**Short task:** Word for word, quote all of the material, omitting the pictures.
▬▬▬▬▬▬▬▬▬▬
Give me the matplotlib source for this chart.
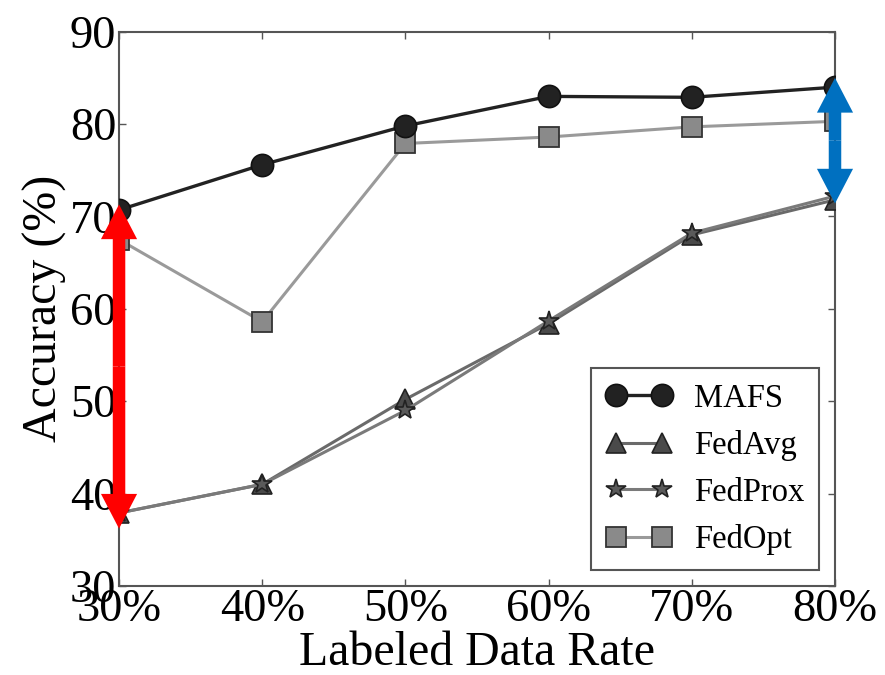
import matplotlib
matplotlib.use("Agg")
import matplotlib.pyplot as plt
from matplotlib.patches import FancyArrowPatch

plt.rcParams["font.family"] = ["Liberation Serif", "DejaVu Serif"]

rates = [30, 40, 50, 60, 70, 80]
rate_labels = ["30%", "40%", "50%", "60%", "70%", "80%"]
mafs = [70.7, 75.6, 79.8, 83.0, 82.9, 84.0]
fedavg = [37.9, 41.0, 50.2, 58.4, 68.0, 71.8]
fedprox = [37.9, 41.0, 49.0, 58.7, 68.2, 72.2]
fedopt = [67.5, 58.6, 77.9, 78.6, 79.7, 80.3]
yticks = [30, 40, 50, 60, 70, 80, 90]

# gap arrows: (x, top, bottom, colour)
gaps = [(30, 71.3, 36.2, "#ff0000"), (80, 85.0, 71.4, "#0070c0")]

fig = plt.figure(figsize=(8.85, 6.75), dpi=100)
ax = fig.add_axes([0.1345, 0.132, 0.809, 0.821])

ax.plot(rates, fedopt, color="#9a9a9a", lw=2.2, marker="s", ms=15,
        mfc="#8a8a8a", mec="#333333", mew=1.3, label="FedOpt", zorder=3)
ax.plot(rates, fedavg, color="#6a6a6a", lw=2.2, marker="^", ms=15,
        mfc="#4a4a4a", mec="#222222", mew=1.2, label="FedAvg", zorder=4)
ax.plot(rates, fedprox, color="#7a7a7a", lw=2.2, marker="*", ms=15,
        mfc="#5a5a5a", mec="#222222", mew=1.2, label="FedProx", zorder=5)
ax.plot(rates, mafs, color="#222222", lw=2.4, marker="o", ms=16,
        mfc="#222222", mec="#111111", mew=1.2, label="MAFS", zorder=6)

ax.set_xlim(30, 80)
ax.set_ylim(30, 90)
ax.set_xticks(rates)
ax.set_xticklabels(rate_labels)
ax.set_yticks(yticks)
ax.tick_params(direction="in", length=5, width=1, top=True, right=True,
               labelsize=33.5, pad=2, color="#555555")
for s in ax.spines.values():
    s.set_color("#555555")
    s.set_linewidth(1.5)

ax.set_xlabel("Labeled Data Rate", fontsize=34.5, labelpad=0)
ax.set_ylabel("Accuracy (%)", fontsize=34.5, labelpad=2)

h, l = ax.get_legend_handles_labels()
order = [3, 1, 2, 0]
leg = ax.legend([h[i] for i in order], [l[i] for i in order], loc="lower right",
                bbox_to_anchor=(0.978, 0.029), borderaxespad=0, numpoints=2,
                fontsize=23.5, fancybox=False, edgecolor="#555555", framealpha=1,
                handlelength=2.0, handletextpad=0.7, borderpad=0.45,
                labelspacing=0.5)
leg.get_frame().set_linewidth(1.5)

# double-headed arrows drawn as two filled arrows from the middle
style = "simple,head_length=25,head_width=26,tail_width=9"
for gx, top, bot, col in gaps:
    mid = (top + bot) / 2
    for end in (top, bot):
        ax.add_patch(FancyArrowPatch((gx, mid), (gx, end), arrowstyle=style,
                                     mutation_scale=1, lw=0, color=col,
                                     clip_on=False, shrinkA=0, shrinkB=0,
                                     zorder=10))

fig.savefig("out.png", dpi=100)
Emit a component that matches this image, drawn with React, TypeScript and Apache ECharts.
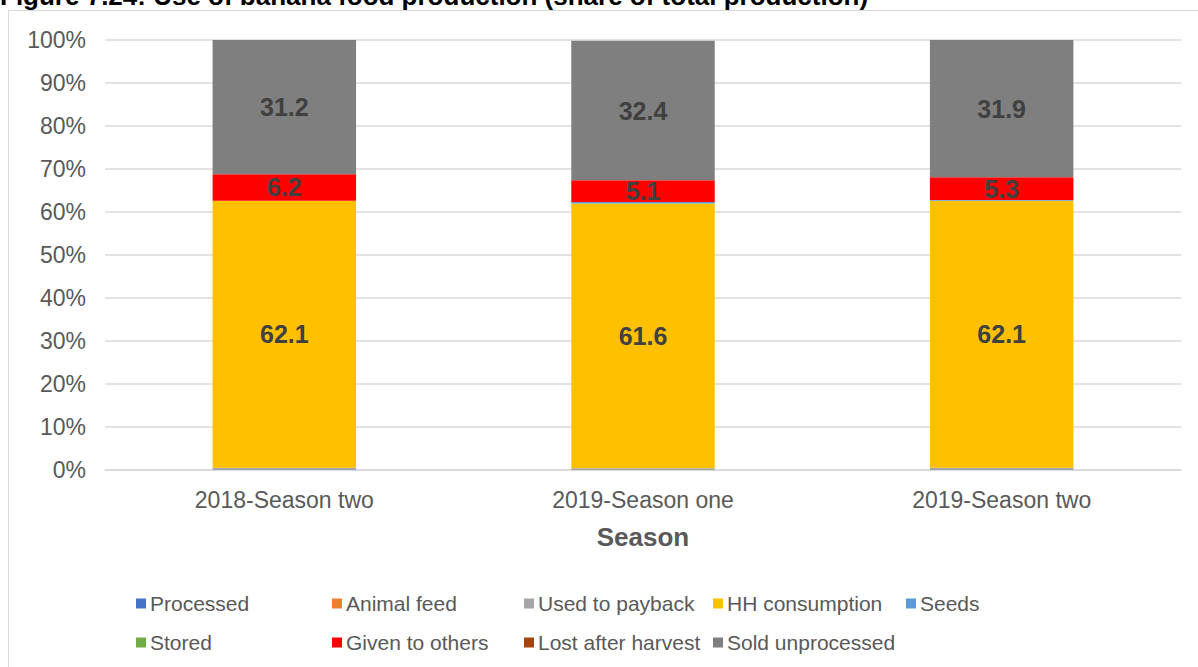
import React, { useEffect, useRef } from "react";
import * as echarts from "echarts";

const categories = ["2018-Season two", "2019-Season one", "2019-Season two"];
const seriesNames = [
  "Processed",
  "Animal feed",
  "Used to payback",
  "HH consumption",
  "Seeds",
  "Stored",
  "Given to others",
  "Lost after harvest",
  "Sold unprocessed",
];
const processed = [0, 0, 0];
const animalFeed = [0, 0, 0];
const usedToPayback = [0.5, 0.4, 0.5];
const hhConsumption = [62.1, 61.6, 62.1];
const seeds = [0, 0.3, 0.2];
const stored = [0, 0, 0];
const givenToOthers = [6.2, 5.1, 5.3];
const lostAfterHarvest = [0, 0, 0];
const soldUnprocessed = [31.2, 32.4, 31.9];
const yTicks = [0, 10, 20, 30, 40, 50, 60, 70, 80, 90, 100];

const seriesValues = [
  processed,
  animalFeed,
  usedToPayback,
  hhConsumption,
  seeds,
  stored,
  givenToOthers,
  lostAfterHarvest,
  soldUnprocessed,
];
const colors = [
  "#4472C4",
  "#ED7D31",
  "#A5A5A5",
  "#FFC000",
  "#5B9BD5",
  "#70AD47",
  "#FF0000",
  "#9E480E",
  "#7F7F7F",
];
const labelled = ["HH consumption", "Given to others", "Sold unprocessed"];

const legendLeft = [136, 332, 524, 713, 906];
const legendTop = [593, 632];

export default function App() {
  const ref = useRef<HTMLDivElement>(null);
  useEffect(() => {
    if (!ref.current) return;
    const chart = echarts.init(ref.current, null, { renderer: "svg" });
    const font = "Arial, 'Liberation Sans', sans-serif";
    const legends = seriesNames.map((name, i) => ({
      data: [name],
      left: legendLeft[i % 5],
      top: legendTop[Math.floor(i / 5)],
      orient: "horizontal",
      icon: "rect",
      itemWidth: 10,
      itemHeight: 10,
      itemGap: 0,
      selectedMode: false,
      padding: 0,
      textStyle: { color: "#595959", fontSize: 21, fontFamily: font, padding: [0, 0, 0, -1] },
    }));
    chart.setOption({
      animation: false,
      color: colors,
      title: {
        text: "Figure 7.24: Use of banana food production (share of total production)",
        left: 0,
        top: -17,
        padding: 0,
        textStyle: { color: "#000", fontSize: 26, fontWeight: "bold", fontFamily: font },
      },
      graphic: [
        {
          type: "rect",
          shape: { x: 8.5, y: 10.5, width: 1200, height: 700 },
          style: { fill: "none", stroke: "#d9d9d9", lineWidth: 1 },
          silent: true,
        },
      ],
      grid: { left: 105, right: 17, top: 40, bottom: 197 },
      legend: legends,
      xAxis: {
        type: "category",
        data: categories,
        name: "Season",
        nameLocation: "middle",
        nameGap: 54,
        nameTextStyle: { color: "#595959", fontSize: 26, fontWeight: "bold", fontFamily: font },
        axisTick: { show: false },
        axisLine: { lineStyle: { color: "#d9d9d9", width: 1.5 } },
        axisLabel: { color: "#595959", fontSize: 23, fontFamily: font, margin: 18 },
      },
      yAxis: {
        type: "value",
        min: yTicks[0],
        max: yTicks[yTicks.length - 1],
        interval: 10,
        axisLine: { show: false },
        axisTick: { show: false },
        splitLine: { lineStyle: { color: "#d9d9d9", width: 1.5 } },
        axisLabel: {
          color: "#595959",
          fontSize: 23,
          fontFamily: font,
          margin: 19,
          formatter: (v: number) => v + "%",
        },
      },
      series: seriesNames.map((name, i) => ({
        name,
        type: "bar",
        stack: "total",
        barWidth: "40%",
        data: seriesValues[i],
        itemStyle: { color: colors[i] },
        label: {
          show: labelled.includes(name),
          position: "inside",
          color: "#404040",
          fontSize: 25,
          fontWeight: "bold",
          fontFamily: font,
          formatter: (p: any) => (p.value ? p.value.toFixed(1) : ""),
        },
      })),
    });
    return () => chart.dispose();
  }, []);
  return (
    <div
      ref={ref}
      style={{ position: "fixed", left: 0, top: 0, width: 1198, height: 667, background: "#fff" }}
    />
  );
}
▬▬▬▬▬▬▬▬▬▬
**Solution for this exercise:**
Give me the matplotlib source for this chart.
import matplotlib
matplotlib.use("Agg")
import matplotlib.pyplot as plt
from matplotlib.patches import FancyArrowPatch

plt.rcParams["font.family"] = ["Liberation Serif", "DejaVu Serif"]

rates = [30, 40, 50, 60, 70, 80]
rate_labels = ["30%", "40%", "50%", "60%", "70%", "80%"]
mafs = [70.7, 75.6, 79.8, 83.0, 82.9, 84.0]
fedavg = [37.9, 41.0, 50.2, 58.4, 68.0, 71.8]
fedprox = [37.9, 41.0, 49.0, 58.7, 68.2, 72.2]
fedopt = [67.5, 58.6, 77.9, 78.6, 79.7, 80.3]
yticks = [30, 40, 50, 60, 70, 80, 90]

# gap arrows: (x, top, bottom, colour)
gaps = [(30, 71.3, 36.2, "#ff0000"), (80, 85.0, 71.4, "#0070c0")]

fig = plt.figure(figsize=(8.85, 6.75), dpi=100)
ax = fig.add_axes([0.1345, 0.132, 0.809, 0.821])

ax.plot(rates, fedopt, color="#9a9a9a", lw=2.2, marker="s", ms=15,
        mfc="#8a8a8a", mec="#333333", mew=1.3, label="FedOpt", zorder=3)
ax.plot(rates, fedavg, color="#6a6a6a", lw=2.2, marker="^", ms=15,
        mfc="#4a4a4a", mec="#222222", mew=1.2, label="FedAvg", zorder=4)
ax.plot(rates, fedprox, color="#7a7a7a", lw=2.2, marker="*", ms=15,
        mfc="#5a5a5a", mec="#222222", mew=1.2, label="FedProx", zorder=5)
ax.plot(rates, mafs, color="#222222", lw=2.4, marker="o", ms=16,
        mfc="#222222", mec="#111111", mew=1.2, label="MAFS", zorder=6)

ax.set_xlim(30, 80)
ax.set_ylim(30, 90)
ax.set_xticks(rates)
ax.set_xticklabels(rate_labels)
ax.set_yticks(yticks)
ax.tick_params(direction="in", length=5, width=1, top=True, right=True,
               labelsize=33.5, pad=2, color="#555555")
for s in ax.spines.values():
    s.set_color("#555555")
    s.set_linewidth(1.5)

ax.set_xlabel("Labeled Data Rate", fontsize=34.5, labelpad=0)
ax.set_ylabel("Accuracy (%)", fontsize=34.5, labelpad=2)

h, l = ax.get_legend_handles_labels()
order = [3, 1, 2, 0]
leg = ax.legend([h[i] for i in order], [l[i] for i in order], loc="lower right",
                bbox_to_anchor=(0.978, 0.029), borderaxespad=0, numpoints=2,
                fontsize=23.5, fancybox=False, edgecolor="#555555", framealpha=1,
                handlelength=2.0, handletextpad=0.7, borderpad=0.45,
                labelspacing=0.5)
leg.get_frame().set_linewidth(1.5)

# double-headed arrows drawn as two filled arrows from the middle
style = "simple,head_length=25,head_width=26,tail_width=9"
for gx, top, bot, col in gaps:
    mid = (top + bot) / 2
    for end in (top, bot):
        ax.add_patch(FancyArrowPatch((gx, mid), (gx, end), arrowstyle=style,
                                     mutation_scale=1, lw=0, color=col,
                                     clip_on=False, shrinkA=0, shrinkB=0,
                                     zorder=10))

fig.savefig("out.png", dpi=100)
Emit a component that matches this image, drawn with React, TypeScript and Apache ECharts.
import React, { useEffect, useRef } from "react";
import * as echarts from "echarts";

const categories = ["2018-Season two", "2019-Season one", "2019-Season two"];
const seriesNames = [
  "Processed",
  "Animal feed",
  "Used to payback",
  "HH consumption",
  "Seeds",
  "Stored",
  "Given to others",
  "Lost after harvest",
  "Sold unprocessed",
];
const processed = [0, 0, 0];
const animalFeed = [0, 0, 0];
const usedToPayback = [0.5, 0.4, 0.5];
const hhConsumption = [62.1, 61.6, 62.1];
const seeds = [0, 0.3, 0.2];
const stored = [0, 0, 0];
const givenToOthers = [6.2, 5.1, 5.3];
const lostAfterHarvest = [0, 0, 0];
const soldUnprocessed = [31.2, 32.4, 31.9];
const yTicks = [0, 10, 20, 30, 40, 50, 60, 70, 80, 90, 100];

const seriesValues = [
  processed,
  animalFeed,
  usedToPayback,
  hhConsumption,
  seeds,
  stored,
  givenToOthers,
  lostAfterHarvest,
  soldUnprocessed,
];
const colors = [
  "#4472C4",
  "#ED7D31",
  "#A5A5A5",
  "#FFC000",
  "#5B9BD5",
  "#70AD47",
  "#FF0000",
  "#9E480E",
  "#7F7F7F",
];
const labelled = ["HH consumption", "Given to others", "Sold unprocessed"];

const legendLeft = [136, 332, 524, 713, 906];
const legendTop = [593, 632];

export default function App() {
  const ref = useRef<HTMLDivElement>(null);
  useEffect(() => {
    if (!ref.current) return;
    const chart = echarts.init(ref.current, null, { renderer: "svg" });
    const font = "Arial, 'Liberation Sans', sans-serif";
    const legends = seriesNames.map((name, i) => ({
      data: [name],
      left: legendLeft[i % 5],
      top: legendTop[Math.floor(i / 5)],
      orient: "horizontal",
      icon: "rect",
      itemWidth: 10,
      itemHeight: 10,
      itemGap: 0,
      selectedMode: false,
      padding: 0,
      textStyle: { color: "#595959", fontSize: 21, fontFamily: font, padding: [0, 0, 0, -1] },
    }));
    chart.setOption({
      animation: false,
      color: colors,
      title: {
        text: "Figure 7.24: Use of banana food production (share of total production)",
        left: 0,
        top: -17,
        padding: 0,
        textStyle: { color: "#000", fontSize: 26, fontWeight: "bold", fontFamily: font },
      },
      graphic: [
        {
          type: "rect",
          shape: { x: 8.5, y: 10.5, width: 1200, height: 700 },
          style: { fill: "none", stroke: "#d9d9d9", lineWidth: 1 },
          silent: true,
        },
      ],
      grid: { left: 105, right: 17, top: 40, bottom: 197 },
      legend: legends,
      xAxis: {
        type: "category",
        data: categories,
        name: "Season",
        nameLocation: "middle",
        nameGap: 54,
        nameTextStyle: { color: "#595959", fontSize: 26, fontWeight: "bold", fontFamily: font },
        axisTick: { show: false },
        axisLine: { lineStyle: { color: "#d9d9d9", width: 1.5 } },
        axisLabel: { color: "#595959", fontSize: 23, fontFamily: font, margin: 18 },
      },
      yAxis: {
        type: "value",
        min: yTicks[0],
        max: yTicks[yTicks.length - 1],
        interval: 10,
        axisLine: { show: false },
        axisTick: { show: false },
        splitLine: { lineStyle: { color: "#d9d9d9", width: 1.5 } },
        axisLabel: {
          color: "#595959",
          fontSize: 23,
          fontFamily: font,
          margin: 19,
          formatter: (v: number) => v + "%",
        },
      },
      series: seriesNames.map((name, i) => ({
        name,
        type: "bar",
        stack: "total",
        barWidth: "40%",
        data: seriesValues[i],
        itemStyle: { color: colors[i] },
        label: {
          show: labelled.includes(name),
          position: "inside",
          color: "#404040",
          fontSize: 25,
          fontWeight: "bold",
          fontFamily: font,
          formatter: (p: any) => (p.value ? p.value.toFixed(1) : ""),
        },
      })),
    });
    return () => chart.dispose();
  }, []);
  return (
    <div
      ref={ref}
      style={{ position: "fixed", left: 0, top: 0, width: 1198, height: 667, background: "#fff" }}
    />
  );
}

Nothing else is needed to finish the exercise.